Kompromiss zwischen Serbien und Kosovo: Chance auf EU-Annäherung gewahrt

Dem Grenzkompromiss zwischen Serbien und dem Kosovo steht wohl nichts mehr im Weg. Auf Druck Belgrads stimmen auch die Kosovo-Serben zu.

Hat wohl Tacheles geredet: Serbenchef Boris Tadic. Bild: reuters

BELGRAD dpa | Serbien hat seine Landsleute im Kosovo doch noch überzeugt. Diese wollen nun dem Kompromiss zwischen Belgrad und Pristina zustimmen und den Weg ebnen für ein vorläufiges Ende des Grenzkonflikts um Handelsblockaden und Zollfragen. Damit sind sie wieder auf Linie der serbischen Regierung.

Die war allerdings im Urlaub. Der verfassungsrechtlich gar nicht zuständige Präsident Boris Tadic zeigte einmal mehr, wer der alles bestimmende Politiker in diesem Balkanstaat ist. Der Staatschef befürchtete offensichtlich, dass die EU-Annäherung als sein außenpolitisches Schlüsselziel ernsthaft in Gefahr geraten könnte, und musste handeln.

Dass Tadic mit den Führern der Kosovo-Serben hinter verschlossenen Türen Tacheles geredet hat, ist unschwer zu erraten. Er dürfte mit der Einstellung der jährlichen Finanzhilfen von weit über 200 Millionen Euro gedroht haben. Ohne diese Zuwendungen stünde die serbische Minderheit im Nordkosovo vor dem Ruin. Bei derartigem Druck kann man schon mal eine politische Kehrtwende hinlegen.

Die Führer der Kosovo-Serben waren nach der Kopfwäsche bei Tadic gar nicht mehr wiederzuerkennen. "Es ist unsere Verpflichtung, die Barrikaden abzubauen", versicherte auf einmal der Bürgermeister von Mitrovica, Krstimir Pantic. "Wir werden unsere Verpflichtungen aus dem Abkommen erfüllen", beteuerte der lokale Serbenführer Radenko Nedeljkovic eilfertig. Das serbische Staatsfernsehen frohlockte auf seiner Internetseite: "Morgen wird Kosovo deblockiert!".

Als Zeichen des guten Willens öffneten die Kosovo-Serben bereits teilweise ihre Barrikaden bei den Gemeinden Zupce und Lepopsavic, so dass eine Fahrspur genutzt werden konnte. Auch bewachten am Montag bereits deutlich weniger Demonstranten diese Straßensperren. Einzig in Rudare, wo die größten Hindernisse aufgetürmt sind - einschließlich eines sieben Meter hohen Metallkreuzes mitten auf der Fahrbahn - blieben die Hindernisse intakt.

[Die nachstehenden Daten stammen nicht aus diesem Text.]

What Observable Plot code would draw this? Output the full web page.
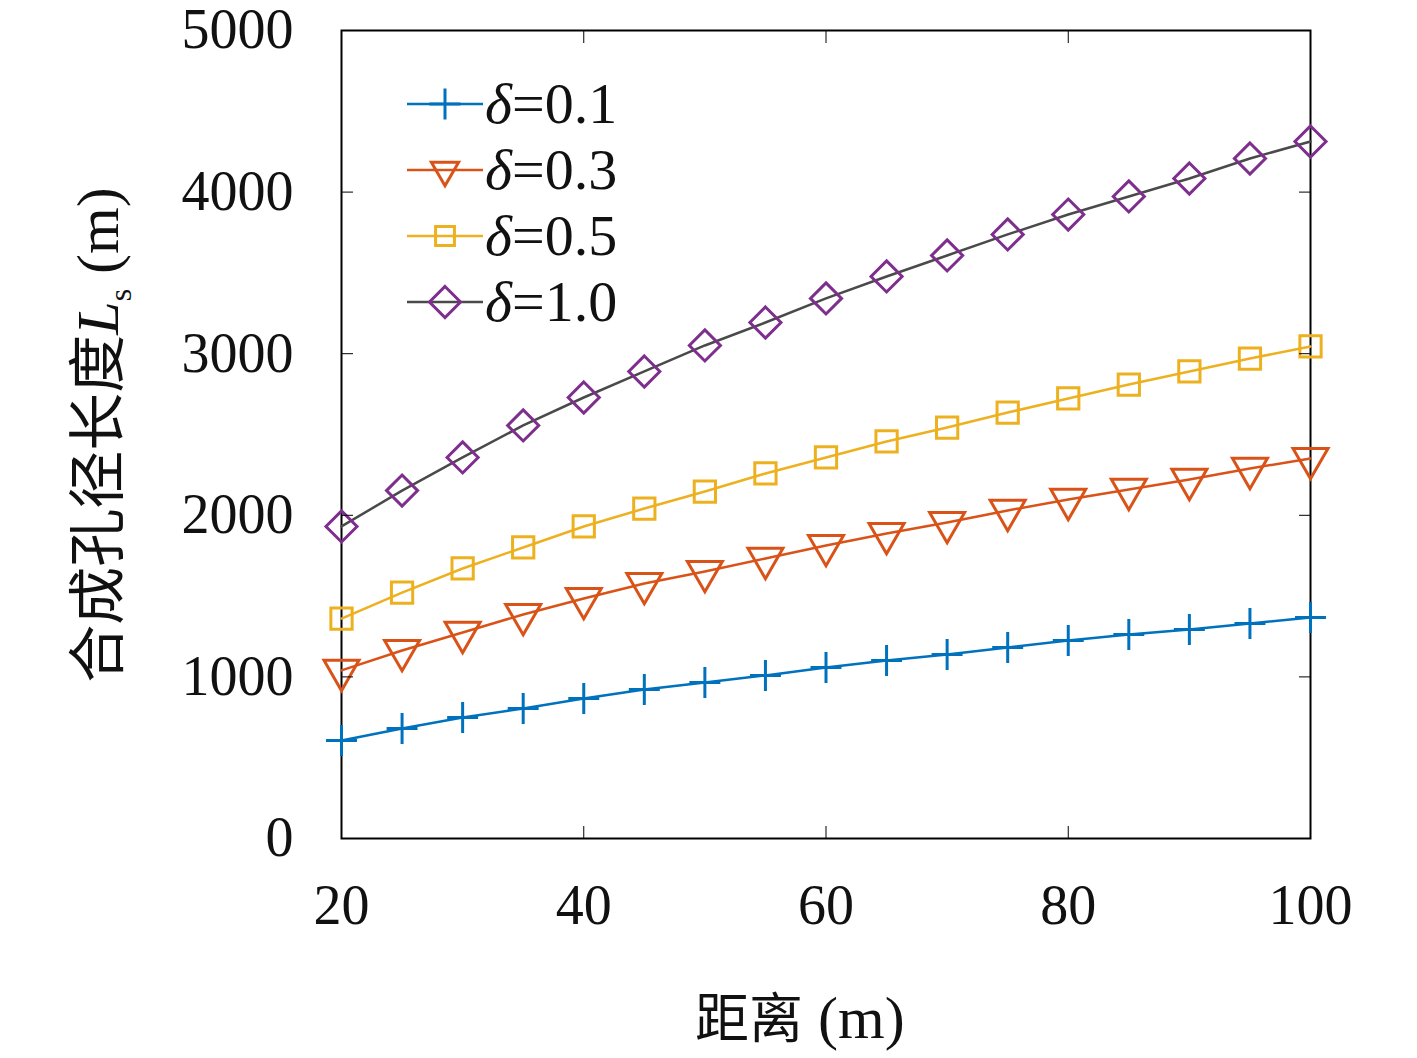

Auch sicherten hier wie in den letzten Tagen wieder die meisten Menschen die Sperren.

Im Herbst offizieller Kandidat

"Sie wollten sich nicht auf einen Konflikt mit ihrem Staat einlassen", erklärte der Staatssekretär im serbischen Kosovo-Ministerium, Oliver Ivanovic, den plötzlichen Sinneswandel seiner Landsleute. Der mächtige Staatschef Tadic hatte augenscheinlich wieder die politische Hackordnung hergestellt: Denn die Kosovo-Serben können überhaupt nur mit Hilfe Belgrads existieren. Da dürfen die Hilfeempfänger dem Geber nicht vorschreiben, was der zu tun hat.

Tadic dürfte vor allem den Warnschuss aus London und Berlin verstanden haben. Kosovo und Serbien "vergeben eine historische Chance", wenn sie sich weiter streiten, hatte die Botschaft geheißen. Und für Serbien wurde das konkretisiert mit dem Hinweis, dass die EU im Herbst über mögliche neue Beitrittskandidaten entscheidet. Großbritannien und Deutschland stehen bei serbischen Medien im Verdacht, einer schnellen Annäherung Belgrads an Brüssel besonders kritisch gegenüberzustehen.

Nach dem Machtwort von Tadic hofft das Land jetzt, im Herbst offiziell EU-Beitrittskandidat zu werden und auch einen Termin für die Beitrittsverhandlungen zu erhalten. Als Vorleistungen auf diesem Weg gelten die Auslieferung auch der letzten mutmaßlichen Kriegsverbrecher und jetzt die Durchsetzung des Kosovo-Kompromisses. Vor diesem Hintergrund könnten die EU-Länder über einige noch nicht erfüllte Bedingungen hinwegsehen. Dazu gehören die Rückgabe des von den Kommunisten 1945 nationalisierten Privateigentums und ein Eigentumsgesetz sowie die Liberalisierung und Demokratisierung des Mediensektors.